A ça, il y avait deux solutions : un film Batman rebooté avant ce long-métrage ou bien se contenter du conflit entre les deux super-héros et ne rien teaser sur la Justice League, sauf à la toute fin histoire de nous dire que nous avions bien vu « Batman vs Superman » et non pas « Justice League : introduction ». S'ils ont réussi à sortir autant d'argent pour celui-là, qu'est-ce qui les empêchait d'en avoir pour d'autres..
Ba(p)tême de feu
Mais vous savez quoi ? J'aime ce film ! Je ne vais pas faire comme si ce que j'ai souligné n'existe pas et je comprends tout à fait que tous ces soucis d'écriture, de cohérence ou de rythme aient fini par faire pencher la balance du côté négatif. Cela étant, je ne vais certainement pas nier tous les efforts accomplis. Depuis des années, on prend les super-héros au sérieux, chaque studio à sa manière. Or DC sembler aller plus loin dans la psychologie et les gars savaient que Christopher Emmerdeur Nolan avait mis la barre assez haute à ce sujet. Que faire pour éviter une redite ? Faire vieillir Batman et le rendre blasé, sinon déprimé, voire paranoïaque quant au monde actuel. Idée doublement payante puisque non seulement nous obtenons une approche différente du personnage (les fans feront un parallèle évident avec le comic The Dark Knight Returns), mais en plus avec le monde tel qu'on le connaît aujourd'hui, cette dynamique est d'autant plus justifiée et compréhensible et sert le ton très noir du film.

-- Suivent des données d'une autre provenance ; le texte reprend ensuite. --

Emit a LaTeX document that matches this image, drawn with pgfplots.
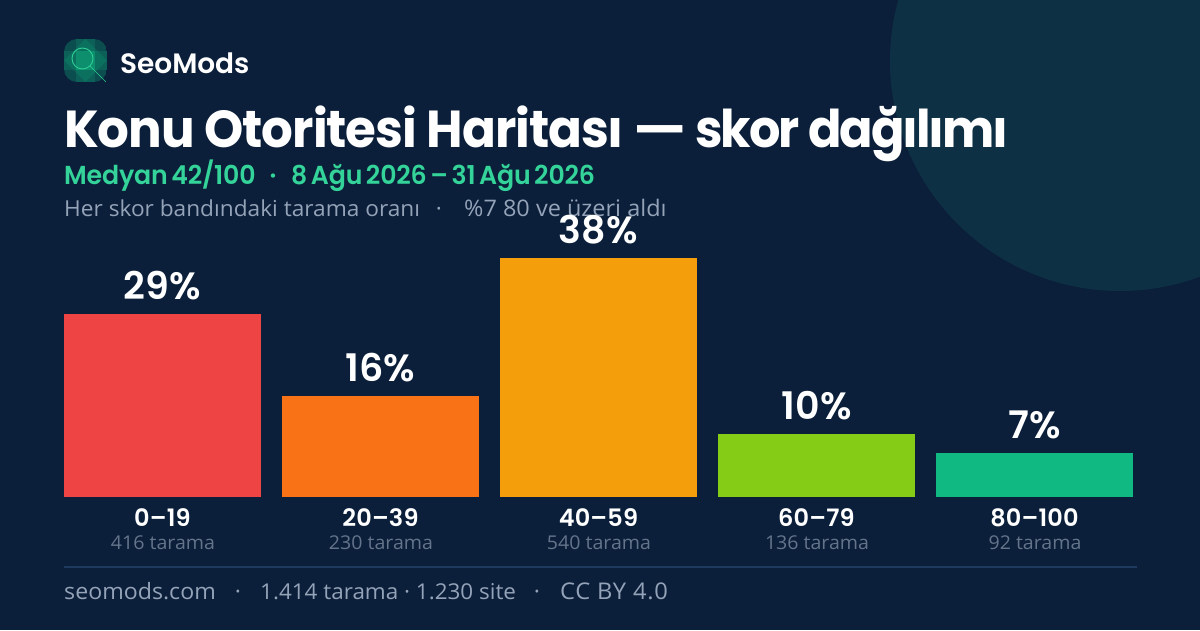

De plus, les question posées par le film, explicitement ou non, sont très intéressantes et prouvent, si besoin est, que les comics soulèvent des débats passionnants. Pour le coup, Superman prend une dimension assez importante et renforce le côté tragique du film et du personnage. Bien joué quand on sait qu'il est question d'un héros dont la seule faiblesse est en théorie une matière recouverte des fluides de Hulk. Enfin, si l'usage excessif d'images de synthèse reste une constante dans les blockbusters d'aujourd'hui (#jeunevieuxcon) et si tous les ralentis ne sont pas nécessaires (mais il paraît que Zack Snyder est un habitué), il faut avouer que certains plans ont la classe, les scènes d'action sont réussies (petite influence de la série de jeux vidéos Arkham à un moment ?) et le combat, en dépit de toutes ses limites et soucis scénaristiques, reste marquant et parfois flippant grâce à l'état d'esprit dérangé de notre héros en noir.

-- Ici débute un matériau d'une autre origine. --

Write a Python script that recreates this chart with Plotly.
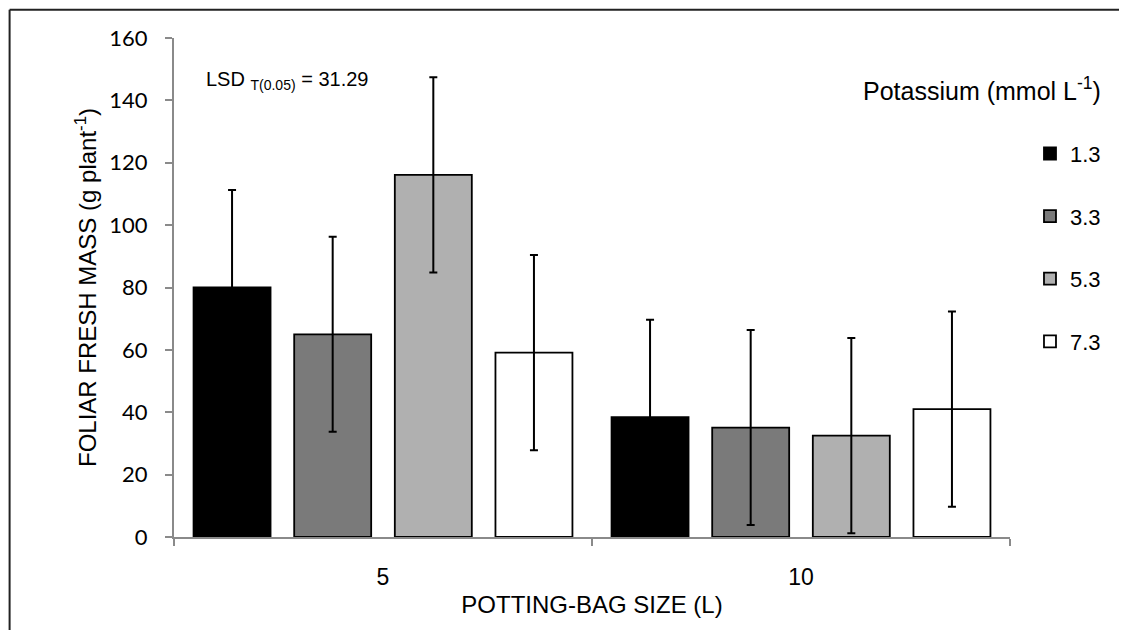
import plotly.graph_objects as go

# ---- data ----
bag_sizes = ["5", "10"]
series_names = ["1.3", "3.3", "5.3", "7.3"]
k_1_3 = [80.0, 38.4]
k_3_3 = [65.0, 35.1]
k_5_3 = [116.1, 32.5]
k_7_3 = [59.1, 41.0]
lsd = 31.29
y_ticks = [0, 20, 40, 60, 80, 100, 120, 140, 160]

series_values = [k_1_3, k_3_3, k_5_3, k_7_3]
fills = ["#000000", "#7a7a7a", "#b0b0b0", "#ffffff"]

OFF = 8  # page body margin of the html page
W, H = 1127, 630
# plot area in page pixels
L, R, T, B = 173.5, 1010, 38.3, 537.3

fig = go.Figure()
for name, vals, col in zip(series_names, series_values, fills):
    fig.add_trace(go.Bar(
        x=bag_sizes, y=vals, name=name, legendgroup=name,
        marker=dict(color=col, line=dict(color="#000000", width=1.8)),
        error_y=dict(type="constant", value=lsd, symmetric=True,
                     color="#000000", thickness=2, width=4),
    ))

def px_x(px):
    return (px - L) / (R - L)

def px_y(py):
    return (B - py) / (B - T)

axis_gray = "#8a8a8a"
fig.update_layout(
    width=W, height=H,
    margin=dict(l=L - OFF, r=W - (R - OFF), t=T - OFF, b=H - (B - OFF), pad=0),
    paper_bgcolor="white", plot_bgcolor="white",
    barmode="group", bargap=0.037, bargroupgap=0.235,
    font=dict(family="Liberation Sans, Arial, sans-serif", color="#000000"),
    showlegend=True,
    legend=dict(
        x=px_x(1030), y=px_y(140 - OFF + 1), xanchor="left", yanchor="top",
        traceorder="grouped", tracegroupgap=31,
        font=dict(size=22, family="Liberation Sans, Arial, sans-serif"),
        bgcolor="rgba(0,0,0,0)", borderwidth=0,
    ),
    xaxis=dict(
        type="category", showgrid=False, zeroline=False,
        showline=True, linecolor=axis_gray, linewidth=2,
        ticks="outside", tickson="boundaries", ticklen=7, tickcolor=axis_gray, tickwidth=1.5,
        tickfont=dict(size=23, family="Liberation Sans Narrow, Liberation Sans, Arial, sans-serif"),
        ticklabelstandoff=18,
        title=dict(text="POTTING-BAG SIZE (L)", font=dict(size=24), standoff=8),
        automargin=False,
    ),
    yaxis=dict(
        range=[0, 160], tickvals=y_ticks, showgrid=False, zeroline=False,
        showline=True, linecolor=axis_gray, linewidth=2,
        ticks="outside", ticklen=7, tickcolor=axis_gray, tickwidth=1.5,
        tickfont=dict(size=22, family="Lato, Open Sans, sans-serif"),
        ticklabelstandoff=13,
        title=dict(text="FOLIAR FRESH MASS (g plant<sup>-1</sup>)", font=dict(size=24), standoff=6),
        automargin=False,
    ),
)

fig.add_annotation(
    xref="paper", yref="paper", x=px_x(204), y=px_y(81),
    xanchor="left", yanchor="middle", showarrow=False,
    text="LSD <sub>T(0.05)</sub> = 31.29", font=dict(size=20),
)
fig.add_annotation(
    xref="paper", yref="paper", x=px_x(1103), y=px_y(89),
    xanchor="right", yanchor="middle", showarrow=False,
    text="Potassium (mmol L<sup>-1</sup>)", font=dict(size=25),
)

# outer chart frame: only top and left edges fall inside the picture
frame = dict(color="#222222", width=2)
fig.add_shape(type="line", xref="paper", yref="paper", layer="below",
              x0=px_x(OFF + 1), x1=px_x(1200), y0=px_y(10), y1=px_y(10), line=frame)
fig.add_shape(type="line", xref="paper", yref="paper", layer="below",
              x0=px_x(OFF + 1), x1=px_x(OFF + 1), y0=px_y(10), y1=px_y(700), line=frame)

fig.write_html("out.html")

Au passage, à quel point est-ce ironique qu'à l'origine, Ben Affleck semblait le seul handicap de ce film pour qu'au final, on finisse par démonter à peu près tout sauf sa prestation ? J'avais un peu peur pour sa performance en tant que Batman à cause de l'une ou l'autre image le mettant assez peu en valeur mais il faut le dire, il est foutrement bon le salaud ! Si je continue à préférer Michael Birdman Keaton dans le costume, il fait parfaitement honneur à ses prédécesseurs en tant que Bruce Wayne et son implication fait plaisir à voir. Pour le coup, des films Batman avec Ben à la barre, je signe. Pour l'interprétation, il y a à boire et à manger. Henry Cavill m'avait déjà convaincu en Kryptonien malgré mon avis mitigé sur Man of Steel, il persiste et signe. Jeremy Irons est un très bon Alfred et ses remarques ironiques auront le mérite de détendre l'atmosphère et si elle n'a pas grand chose à jouer, Gal Gadot fait le boulot en plus d'être à tomber physiquement parlant . Hélas Amy Adams voit son rôle limité puisque Loïs Lane est la demoiselle en détresse telle qu'on la connaît mais la tournure du film me laisse penser que c'était un parti-pris et non de la fainéantise alors why not. Quant à Jesse Eisenberg, si ce cabotinage peut avoir un côté flippant tant on sent Lex Luthor au bord de l'implosion cérébrale à chaque scène, il est surtout fatiguant et comme le film ne lève pas le pied, cela ne joue pas en sa faveur. Bien essayé cela dit.
Superman est dans un Bateau... (OK j'arrête)
Je me retrouve donc face à un film bourré de défauts mais regorgeant également de qualités et j'ai plutôt tendance à retenir le positif quand il est suffisamment important et lorsque je ressens de la bonne volonté et une bonne intention. Il aurait pu être un simple teaser mensonger et s'il l'est sur certains aspects, il nous donne aussi un film de super-héros assez éloigné de la tendance actuelle, assez noir mais pour les bonnes raisons, qui comprend et respecte son matériau de base avec des interprètes impliqués, le tout très bien habillé en dépit d'une musique assez anecdotique. C'est déjà pas mal et s'il ne sera pas au panthéon des meilleurs films de super-héros en étant aussi inégal (on a connu des films Batman plus homogènes), je pense qu'il mérite le coup d’œil, notre attention et ne mérite pas ce bashing. Du moins, pas un tel bashing.